One Room Schoolhouse (simply known as Orsch) is an American progressive private school, based in Gunnison, Colorado, United States. The school was founded in 2009 for students from kindergarten to twelfth grade (K-12). Orsch was founded by Jackie Burt and Ashley Burt from a summer program and has grown to 78 students as of 2013.

==Philosophy==
According to its founder the school is "an educational lab dedicated to finding and implementing practices that work best for all students. Students represent a diverse population; educational opportunities should mirror and honor that diversity." The school aims to create engaged learning through encouraging independence and flexibility, creativity, and variety in programming, as well as a foundation of community and security.

The founder says they don't have grade levels. They have skill levels in their school. The school has a "No Homework Policy." The founder strives to keep academics in the classroom. She wants kids to learn other kinds of lessons and experience life outside of school.

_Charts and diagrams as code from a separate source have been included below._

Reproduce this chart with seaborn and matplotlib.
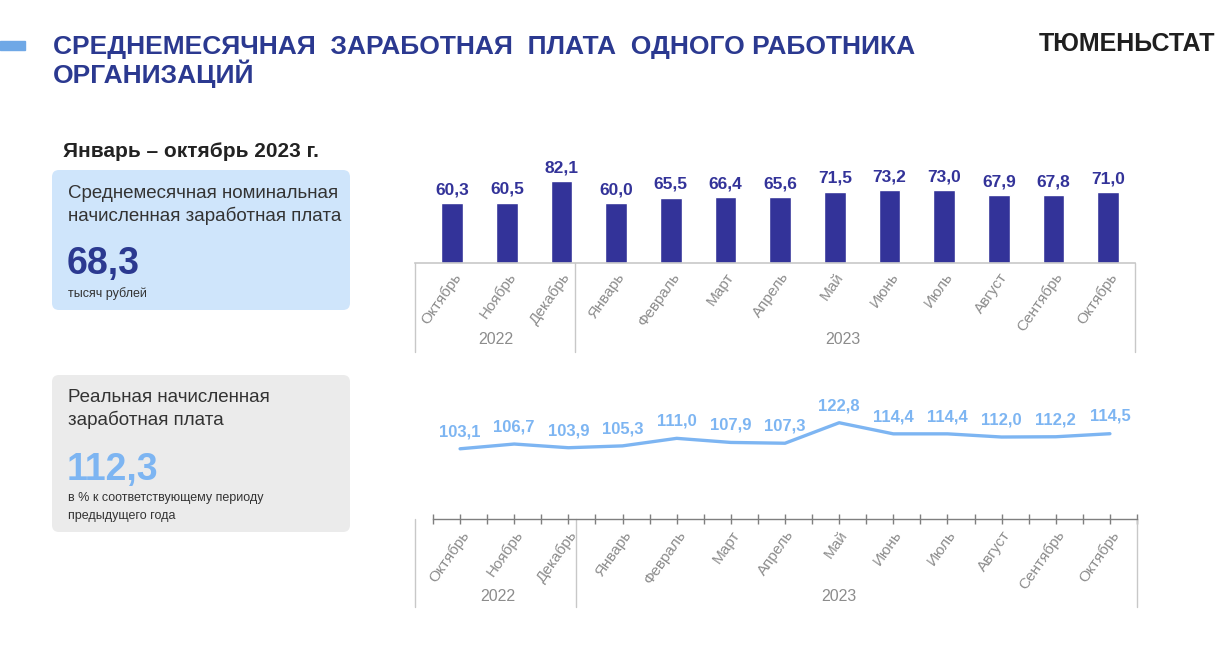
import matplotlib
matplotlib.use("Agg")
import matplotlib.pyplot as plt
import matplotlib.transforms as mtransforms
from matplotlib.patches import FancyBboxPatch, Rectangle
import seaborn as sns
import pandas as pd

# ---------------- data ----------------
months = ["Октябрь", "Ноябрь", "Декабрь", "Январь", "Февраль", "Март", "Апрель",
          "Май", "Июнь", "Июль", "Август", "Сентябрь", "Октябрь"]
years = [2022, 2022, 2022, 2023, 2023, 2023, 2023, 2023, 2023, 2023, 2023, 2023, 2023]
nominal_wage = [60.3, 60.5, 82.1, 60.0, 65.5, 66.4, 65.6, 71.5, 73.2, 73.0, 67.9, 67.8, 71.0]
real_wage = [103.1, 106.7, 103.9, 105.3, 111.0, 107.9, 107.3, 122.8, 114.4, 114.4, 112.0, 112.2, 114.5]
year_labels = ["2022", "2023"]

title_lines = ["СРЕДНЕМЕСЯЧНАЯ  ЗАРАБОТНАЯ  ПЛАТА  ОДНОГО РАБОТНИКА", "ОРГАНИЗАЦИЙ"]
brand_text = "ТЮМЕНЬСТАТ"
period_text = "Январь – октябрь 2023 г."
nominal_caption = ["Среднемесячная номинальная", "начисленная заработная плата"]
nominal_total = "68,3"
nominal_unit = "тысяч рублей"
real_caption = ["Реальная начисленная", "заработная плата"]
real_total = "112,3"
real_unit = ["в % к соответствующему периоду", "предыдущего года"]

# ---------------- style ----------------
sns.set_theme(style="white")
NARROW = ["Liberation Sans Narrow", "Liberation Sans", "DejaVu Sans"]
SANS = ["Liberation Sans", "DejaVu Sans"]
plt.rcParams["font.family"] = SANS

BAR_C = "#333399"
LINE_C = "#7DB5F2"
TITLE_C = "#2B3990"
GRAY = "#8C8C8C"
SEP = "#C8C8C8"
TXT = "#333333"

def fmt(v):
    return f"{v:.1f}".replace(".", ",")

df = pd.DataFrame({
    "key": [f"{m} {y}" for m, y in zip(months, years)],
    "idx": list(range(len(months))),
    "month": months,
    "year": years,
    "nominal": nominal_wage,
    "real": real_wage,
})

W, H = 1223, 648
fig = plt.figure(figsize=(W / 100, H / 100), dpi=100)
fig.patch.set_facecolor("white")
T = fig.dpi_scale_trans

def P(x, y):
    return (x / 100, (H - y) / 100)

def txt(x, y, s, **kw):
    fig.text(*P(x, y), s, transform=T, va="baseline", **kw)

# ---------------- header ----------------
fig.patches.append(Rectangle(P(0, 50), 0.25, 0.09, transform=T, color="#6FA8E6",
                             figure=fig))
txt(53, 54, title_lines[0], fontsize=19, fontweight="bold", color=TITLE_C, family=NARROW)
txt(53, 83, title_lines[1], fontsize=19, fontweight="bold", color=TITLE_C, family=NARROW)
txt(1215, 51, brand_text, fontsize=18, fontweight="bold", color="#1F1F1F",
    family=SANS, ha="right")
txt(63, 157, period_text, fontsize=15, fontweight="bold", color="#222222")

# ---------------- boxes ----------------
def box(x0, y0, x1, y1, color):
    p = FancyBboxPatch(P(x0, y1), (x1 - x0) / 100, (y1 - y0) / 100,
                       boxstyle="round,pad=0,rounding_size=0.07",
                       transform=T, facecolor=color, edgecolor="none", figure=fig)
    fig.patches.append(p)

box(52, 170, 350, 310, "#CFE5FB")
box(52, 375, 350, 532, "#EBEBEB")

txt(68, 198, nominal_caption[0], fontsize=13.5, color=TXT)
txt(68, 221, nominal_caption[1], fontsize=13.5, color=TXT)
txt(67, 274, nominal_total, fontsize=27, fontweight="bold", color=TITLE_C)
txt(68, 297, nominal_unit, fontsize=9, color=TXT)

txt(68, 402, real_caption[0], fontsize=13.5, color=TXT)
txt(68, 425, real_caption[1], fontsize=13.5, color=TXT)
txt(67, 480, real_total, fontsize=27, fontweight="bold", color=LINE_C)
txt(68, 501, real_unit[0], fontsize=9, color=TXT)
txt(68, 519, real_unit[1], fontsize=9, color=TXT)

# ---------------- bar chart ----------------
ax1 = fig.add_axes([415 / W, 1 - 263 / H, 720 / W, 100 / H])
sns.barplot(data=df, x="key", y="nominal", order=df["key"], color=BAR_C,
            width=0.4, saturation=1, ax=ax1)
ax1.set_xlim(-0.68, 12.49)
ax1.set_ylim(0, 100)
for i, v in enumerate(df["nominal"]):
    ax1.annotate(fmt(v), (i, v), xytext=(0, 4), textcoords="offset points",
                 ha="center", va="bottom", fontsize=12.5, fontweight="bold",
                 color=BAR_C, family=NARROW)
ax1.set_xlabel("")
ax1.set_ylabel("")
ax1.set_yticks([])
for s in ["top", "right", "left"]:
    ax1.spines[s].set_visible(False)
ax1.spines["bottom"].set_color(SEP)
ax1.spines["bottom"].set_linewidth(1.2)
ax1.set_xticks(df["idx"])
ax1.set_xticklabels(df["month"], rotation=55, ha="right", rotation_mode="anchor",
                    fontsize=11, color=GRAY, family=NARROW)
ax1.tick_params(axis="x", length=0, pad=5)
ax1.set_facecolor("none")

tr1 = mtransforms.blended_transform_factory(ax1.transData, ax1.transAxes)
for xs in [-0.68, 2.25, 12.49]:
    ax1.plot([xs, xs], [0, -0.89], transform=tr1, color=SEP, lw=1, clip_on=False)
ax1.text(0.79, -0.77, year_labels[0], transform=tr1, ha="center", va="center",
         fontsize=11.5, color=GRAY)
ax1.text(7.15, -0.77, year_labels[1], transform=tr1, ha="center", va="center",
         fontsize=11.5, color=GRAY)

# ---------------- line chart ----------------
ax2 = fig.add_axes([433 / W, 1 - 519 / H, 704 / W, 119 / H])
sns.lineplot(data=df, x="idx", y="real", color=LINE_C, linewidth=2.4, ax=ax2)
ax2.set_xlim(-0.5, 12.5)
ax2.set_ylim(50, 140)
for i, v in enumerate(df["real"]):
    ax2.annotate(fmt(v), (i, v), xytext=(0, 7), textcoords="offset points",
                 ha="center", va="bottom", fontsize=12, fontweight="bold",
                 color=LINE_C, family=NARROW)
ax2.set_xlabel("")
ax2.set_ylabel("")
ax2.set_yticks([])
for s in ["top", "right", "left"]:
    ax2.spines[s].set_visible(False)
ax2.spines["bottom"].set_color("#7F7F7F")
ax2.spines["bottom"].set_linewidth(1.0)
ax2.set_xticks(df["idx"])
ax2.set_xticks([i - 0.5 for i in range(len(months) + 1)], minor=True)
ax2.set_xticklabels(df["month"], rotation=55, ha="right", rotation_mode="anchor",
                    fontsize=11, color=GRAY, family=NARROW)
ax2.tick_params(axis="x", which="both", direction="inout", length=7, width=1,
                color="#7F7F7F", pad=3)
ax2.tick_params(axis="x", which="both", bottom=True)
ax2.set_facecolor("none")

tr2 = mtransforms.blended_transform_factory(ax2.transData, ax2.transAxes)
for xs in [-0.83, 2.14, 12.5]:
    ax2.plot([xs, xs], [0, -0.74], transform=tr2, color=SEP, lw=1, clip_on=False)
ax2.text(0.7, -0.65, year_labels[0], transform=tr2, ha="center", va="center",
         fontsize=11.5, color=GRAY)
ax2.text(7.0, -0.65, year_labels[1], transform=tr2, ha="center", va="center",
         fontsize=11.5, color=GRAY)

fig.savefig("out.png", dpi=100, facecolor="white")
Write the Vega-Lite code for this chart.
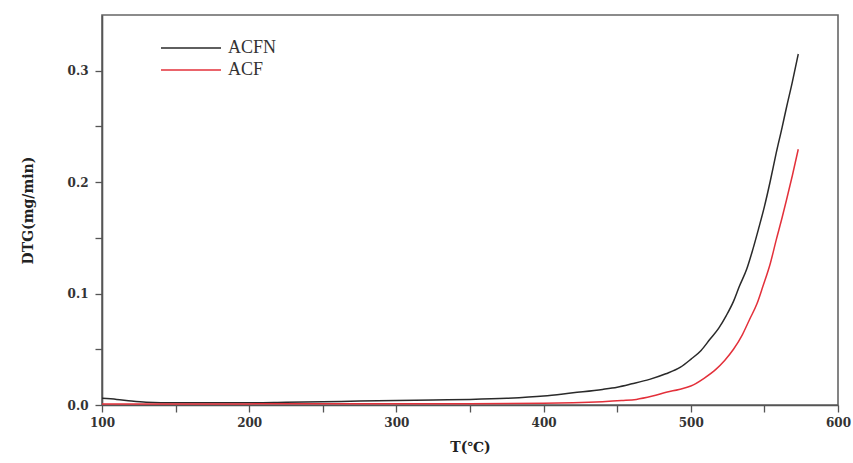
{
  "$schema": "https://vega.github.io/schema/vega-lite/v6.json",
  "autosize": {"type": "none"},
  "width": 736,
  "height": 390,
  "padding": {"left": 102, "top": 15, "right": 15, "bottom": 58},
  "background": "white",
  "config": {
    "view": {"stroke": "#666", "strokeWidth": 1.6},
    "font": "DejaVu Serif",
    "axis": {
      "grid": false,
      "domainColor": "#555",
      "domainWidth": 1.6,
      "tickColor": "#555",
      "tickWidth": 1.3,
      "tickSize": 7,
      "labelFont": "DejaVu Serif",
      "labelFontWeight": "bold",
      "labelFontSize": 12,
      "labelColor": "#333",
      "titleFont": "DejaVu Serif",
      "titleFontWeight": "bold",
      "titleFontSize": 14,
      "titleColor": "#222"
    }
  },
  "data": {
    "values": [
      {"T": 100, "v": 0.006, "s": "ACFN"},
      {"T": 110, "v": 0.005, "s": "ACFN"},
      {"T": 120, "v": 0.0035, "s": "ACFN"},
      {"T": 130, "v": 0.0025, "s": "ACFN"},
      {"T": 150, "v": 0.002, "s": "ACFN"},
      {"T": 175, "v": 0.002, "s": "ACFN"},
      {"T": 200, "v": 0.002, "s": "ACFN"},
      {"T": 225, "v": 0.0025, "s": "ACFN"},
      {"T": 250, "v": 0.003, "s": "ACFN"},
      {"T": 275, "v": 0.0035, "s": "ACFN"},
      {"T": 300, "v": 0.004, "s": "ACFN"},
      {"T": 325, "v": 0.0045, "s": "ACFN"},
      {"T": 350, "v": 0.005, "s": "ACFN"},
      {"T": 375, "v": 0.006, "s": "ACFN"},
      {"T": 400, "v": 0.008, "s": "ACFN"},
      {"T": 420, "v": 0.011, "s": "ACFN"},
      {"T": 440, "v": 0.014, "s": "ACFN"},
      {"T": 450, "v": 0.016, "s": "ACFN"},
      {"T": 460, "v": 0.019, "s": "ACFN"},
      {"T": 472, "v": 0.023, "s": "ACFN"},
      {"T": 483, "v": 0.028, "s": "ACFN"},
      {"T": 493, "v": 0.034, "s": "ACFN"},
      {"T": 500, "v": 0.041, "s": "ACFN"},
      {"T": 507, "v": 0.049, "s": "ACFN"},
      {"T": 513, "v": 0.059, "s": "ACFN"},
      {"T": 519, "v": 0.069, "s": "ACFN"},
      {"T": 524, "v": 0.080, "s": "ACFN"},
      {"T": 529, "v": 0.093, "s": "ACFN"},
      {"T": 533, "v": 0.1065, "s": "ACFN"},
      {"T": 538, "v": 0.122, "s": "ACFN"},
      {"T": 542, "v": 0.139, "s": "ACFN"},
      {"T": 546, "v": 0.158, "s": "ACFN"},
      {"T": 550, "v": 0.178, "s": "ACFN"},
      {"T": 554, "v": 0.201, "s": "ACFN"},
      {"T": 558, "v": 0.226, "s": "ACFN"},
      {"T": 562, "v": 0.249, "s": "ACFN"},
      {"T": 565, "v": 0.267, "s": "ACFN"},
      {"T": 569, "v": 0.29, "s": "ACFN"},
      {"T": 573, "v": 0.315, "s": "ACFN"},
      {"T": 100, "v": 0.001, "s": "ACF"},
      {"T": 150, "v": 0.001, "s": "ACF"},
      {"T": 200, "v": 0.001, "s": "ACF"},
      {"T": 250, "v": 0.0012, "s": "ACF"},
      {"T": 300, "v": 0.0012, "s": "ACF"},
      {"T": 350, "v": 0.0012, "s": "ACF"},
      {"T": 400, "v": 0.0015, "s": "ACF"},
      {"T": 420, "v": 0.002, "s": "ACF"},
      {"T": 440, "v": 0.003, "s": "ACF"},
      {"T": 453, "v": 0.004, "s": "ACF"},
      {"T": 463, "v": 0.005, "s": "ACF"},
      {"T": 474, "v": 0.008, "s": "ACF"},
      {"T": 484, "v": 0.0116, "s": "ACF"},
      {"T": 492, "v": 0.014, "s": "ACF"},
      {"T": 500, "v": 0.017, "s": "ACF"},
      {"T": 509, "v": 0.024, "s": "ACF"},
      {"T": 517, "v": 0.032, "s": "ACF"},
      {"T": 523, "v": 0.040, "s": "ACF"},
      {"T": 529, "v": 0.050, "s": "ACF"},
      {"T": 535, "v": 0.063, "s": "ACF"},
      {"T": 540, "v": 0.077, "s": "ACF"},
      {"T": 545, "v": 0.091, "s": "ACF"},
      {"T": 549, "v": 0.1065, "s": "ACF"},
      {"T": 554, "v": 0.127, "s": "ACF"},
      {"T": 558, "v": 0.148, "s": "ACF"},
      {"T": 562, "v": 0.168, "s": "ACF"},
      {"T": 565, "v": 0.184, "s": "ACF"},
      {"T": 569, "v": 0.206, "s": "ACF"},
      {"T": 573, "v": 0.2295, "s": "ACF"}
    ]
  },
  "mark": {"type": "line", "strokeWidth": 1.5, "interpolate": "monotone"},
  "encoding": {
    "x": {
      "field": "T", "type": "quantitative",
      "scale": {"domain": [100, 600], "nice": false, "zero": false},
      "axis": {
        "title": "T(℃)",
        "values": [100, 150, 200, 250, 300, 350, 400, 450, 500, 550, 600],
        "labelExpr": "datum.value % 100 == 0 ? datum.label : ''",
        "format": "d",
        "labelPadding": 5,
        "titlePadding": 12,
        "labelFlush": false
      }
    },
    "y": {
      "field": "v", "type": "quantitative",
      "scale": {"domain": [0, 0.35], "nice": false},
      "axis": {
        "title": "DTG(mg/min)",
        "values": [0, 0.05, 0.1, 0.15, 0.2, 0.25, 0.3],
        "format": ".1f",
        "labelExpr": "abs(datum.value * 10 - round(datum.value * 10)) < 0.01 ? datum.label : ''",
        "labelPadding": 7,
        "titlePadding": 32,
        "labelFlush": false
      }
    },
    "color": {
      "field": "s", "type": "nominal",
      "scale": {"domain": ["ACFN", "ACF"], "range": ["#2a2a2a", "#e3303a"]},
      "legend": {
        "title": null,
        "orient": "none",
        "legendX": 78,
        "legendY": 22,
        "padding": 0,
        "symbolType": "M-3,0H3",
        "symbolSize": 400,
        "symbolStrokeWidth": 1.5,
        "symbolFillColor": "transparent",
        "labelFont": "Liberation Serif",
        "labelFontSize": 18,
        "labelColor": "#333",
        "labelOffset": 26,
        "rowPadding": 2
      }
    }
  }
}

==Proposal for Orsch to become a charter school ==
In February 2013 the founders of Orsch, Jackie and Ashley Burt, met with the RE1J School Board to discuss the possibility of turning Orsch from a private into a charter school. After discussions, it was decided that becoming a charter school was not a good fit for Orsch. For Orsch it reduced the school's freedom to teach using methods it deemed best and some RE1J School Board members had concerns about how the Orsch system would fit with the district school system.